1965 in BATTLE OF THE WORLDS (1959): This Japanese War-of- the-Worlds type saga envisions the first space station, of traditional doughnut shape, activated in 1965. This draws the attention of nasty dwarf aliens on the moon, who destroy it and provoke interplanetary war with the united and resourceful nations of Earth.

1979 in GORATH (1962): Similar in concept to Battle of the Worlds, this Japanese disaster epic depicts the nations of the world as seasoned space-farers in the near future, who together accomplish incredible and improbable engineering feats to fight an external menace; in this case a wandering star on a collision course.

1990 in 1990 (1977): Orwellian BBC TV series (not available on video in the U.S.) depicting life in tomorrow's dismal England dominated by left-wing welfare-state bureaucracy. Heroic reporter Edward Woodward regularly leads dissidents to that free-market paradise, the USA. The program only lasted a year, but it must have done its job; ruling conservatives have won elections over there ever since.

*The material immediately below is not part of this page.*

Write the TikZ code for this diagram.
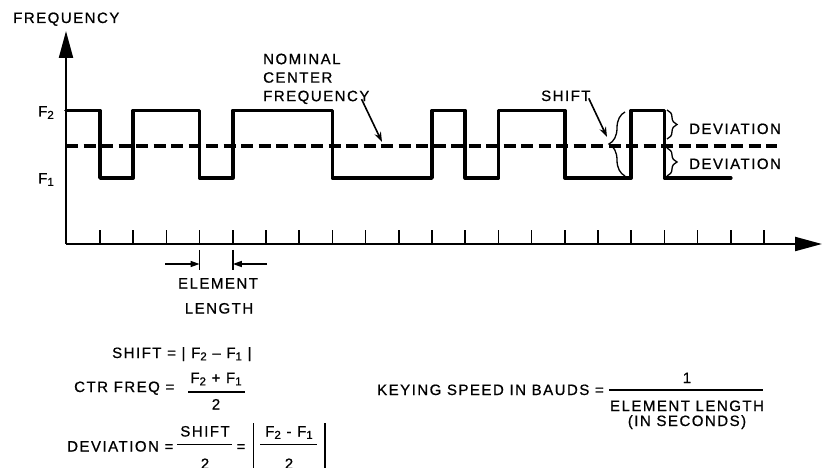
\documentclass[tikz,border=0pt]{standalone}
\usepackage{fontspec}
\setmainfont{Liberation Sans}[LetterSpace=10,FakeBold=0.8]
\usetikzlibrary{arrows.meta,decorations.pathreplacing}
\newcommand\sbs[1]{\raisebox{-0.3ex}{\fontsize{11.5}{11.5}\selectfont #1}}
\begin{document}
\begin{tikzpicture}[x=1pt,y=-1pt,
  font=\fontsize{15}{18.5}\selectfont,
  txt/.style={inner sep=0pt},
  axisline/.style={line width=2.2pt},
  tickline/.style={line width=1.6pt},
  wave/.style={line width=3.6pt,line join=round,line cap=round},
  center/.style={line width=3.2pt,dash pattern=on 12pt off 5.5pt},
  pointer/.style={line width=1.6pt,-{Stealth[length=10pt,width=7pt]}},
  elarrow/.style={line width=1.4pt,-{Triangle[length=9pt,width=6pt]}},
  bar/.style={line width=1.5pt},
  bracepath/.style={line width=1.3pt,decorate,decoration={brace,amplitude=#1}}]
\useasboundingbox (0,0) rectangle (823,468);

% axes
\coordinate (O) at (66,244);
\coordinate (ytip) at (66,31);
\coordinate (xtip) at (822,244);
\draw[axisline,-{Triangle[length=27pt,width=14pt]}] (O) -- (ytip);
\draw[axisline,-{Triangle[length=27pt,width=14pt]}] (O) -- (xtip);
\foreach \k in {0,...,20} \draw[tickline] ({100+33.2*\k},244) -- ++(0,-14);

% center frequency (dashed)
\coordinate (cA) at (66,146);
\coordinate (cB) at (777,146);
\draw[center] (cA) -- (cB);

% waveform
\draw[wave] (66,110.5) -- (100,110.5) -- (100,178) -- (133.2,178) -- (133.2,110.5)
  -- (199.6,110.5) -- (199.6,178) -- (232.8,178) -- (232.8,110.5)
  -- (332.4,110.5) -- (332.4,178) -- (432,178) -- (432,110.5)
  -- (465.2,110.5) -- (465.2,178) -- (498.4,178) -- (498.4,110.5)
  -- (564.8,110.5) -- (564.8,178) -- (631.2,178) -- (631.2,110.5)
  -- (664.4,110.5) -- (664.4,178) -- (730.8,178);

% labels on graph
\node[txt,anchor=base west] (freq) at (13,23) {FREQUENCY};
\node[txt,anchor=base east] (f2) at (54,116.5) {F\sbs{2}};
\node[txt,anchor=base east] (f1) at (54,183.5) {F\sbs{1}};
\node[txt,anchor=north west,align=left] (nom) at (263,53.5) {NOMINAL\\CENTER\\FREQUENCY};
\coordinate (nomtip) at (382,142);
\draw[pointer] ([xshift=-8pt,yshift=5pt]nom.south east) -- (nomtip);

\node[txt,anchor=base west] (shift) at (541,101) {SHIFT};
\coordinate (shifttip) at (607,137);
\draw[pointer] ([xshift=-2pt,yshift=3pt]shift.south east) -- (shifttip);
\coordinate (sbA) at (625,176);
\coordinate (sbB) at (625,112);
\draw[bracepath=16pt] (sbA) -- (sbB);
\coordinate (dbA) at (667,110);
\coordinate (dbB) at (667,139);
\coordinate (dbC) at (667,148);
\coordinate (dbD) at (667,176);
\draw[bracepath=10pt] (dbA) -- (dbB);
\draw[bracepath=10pt] (dbC) -- (dbD);
\node[txt,anchor=base west] (dev1) at (689,134) {DEVIATION};
\node[txt,anchor=base west] (dev2) at (689,169) {DEVIATION};

% element length
\coordinate (eL1) at (199.6,250);
\coordinate (eL2) at (199.6,270);
\coordinate (eR1) at (232.8,250);
\coordinate (eR2) at (232.8,270);
\draw[tickline] (eL1) -- (eL2);
\draw[tickline] (eR1) -- (eR2);
\coordinate (aL) at (165,264);
\coordinate (aLt) at (199.6,264);
\coordinate (aR) at (267,264);
\coordinate (aRt) at (232.8,264);
\draw[elarrow] (aL) -- (aLt);
\draw[elarrow] (aR) -- (aRt);
\node[txt,anchor=base] (elem) at (218,288.5) {ELEMENT};
\node[txt,anchor=base] (len) at (219,313.5) {LENGTH};

% formulas
\node[txt,anchor=base west] (shf) at (112,358) {SHIFT = | F\sbs{2} – F\sbs{1} |};

\node[txt,anchor=base west] (ctr) at (74,392) {CTR FREQ =};
\node[txt,anchor=base] (ctrnum) at (216,383) {F\sbs{2} + F\sbs{1}};
\node[txt,anchor=base] (ctrden) at (216,409.5) {2};
\coordinate (cb1) at (188,392);
\coordinate (cb2) at (245,392);
\draw[bar] (cb1) -- (cb2);

\node[txt,anchor=base west] (dev) at (67,451.5) {DEVIATION =};
\node[txt,anchor=base] (dnum) at (205,436.5) {SHIFT};
\node[txt,anchor=base] (dden) at (205,469) {2};
\coordinate (db1) at (177,444.5);
\coordinate (db2) at (232,444.5);
\draw[bar] (db1) -- (db2);
\node[txt,anchor=base] (deq) at (241,451.5) {=};
\coordinate (ab1) at (253.5,423);
\coordinate (ab2) at (253.5,470);
\coordinate (ab3) at (325,423);
\coordinate (ab4) at (325,470);
\draw[bar] (ab1) -- (ab2);
\draw[bar] (ab3) -- (ab4);
\node[txt,anchor=base] (fnum) at (289,436.5) {F\sbs{2} - F\sbs{1}};
\node[txt,anchor=base] (fden) at (289,469) {2};
\coordinate (fb1) at (260,444.5);
\coordinate (fb2) at (317,444.5);
\draw[bar] (fb1) -- (fb2);

\node[txt,anchor=base east] (key) at (604,395) {KEYING SPEED IN BAUDS =};
\node[txt,anchor=base] (one) at (687,383) {1};
\coordinate (kb1) at (609,390);
\coordinate (kb2) at (763,390);
\draw[bar] (kb1) -- (kb2);
\node[txt,anchor=base] (kden) at (687,411) {ELEMENT LENGTH};
\node[txt,anchor=base] (ksec) at (687,426) {(IN SECONDS)};
\end{tikzpicture}
\end{document}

1993 in PRIMAL SCREAM (1987): This low-budget sf detective tale gets the Hound's acceleration-evolution award for foreseeing aerial cars in every garage and deep-space colonies only six years around the corner.

1994 in ALIEN NATION (1988): Short-dating the arrival of thousands of aliens in the very near future mainly gave filmmakers an excuse to use footage of President Ronald Reagan out of context, apparently welcoming the ‘Newcomers.’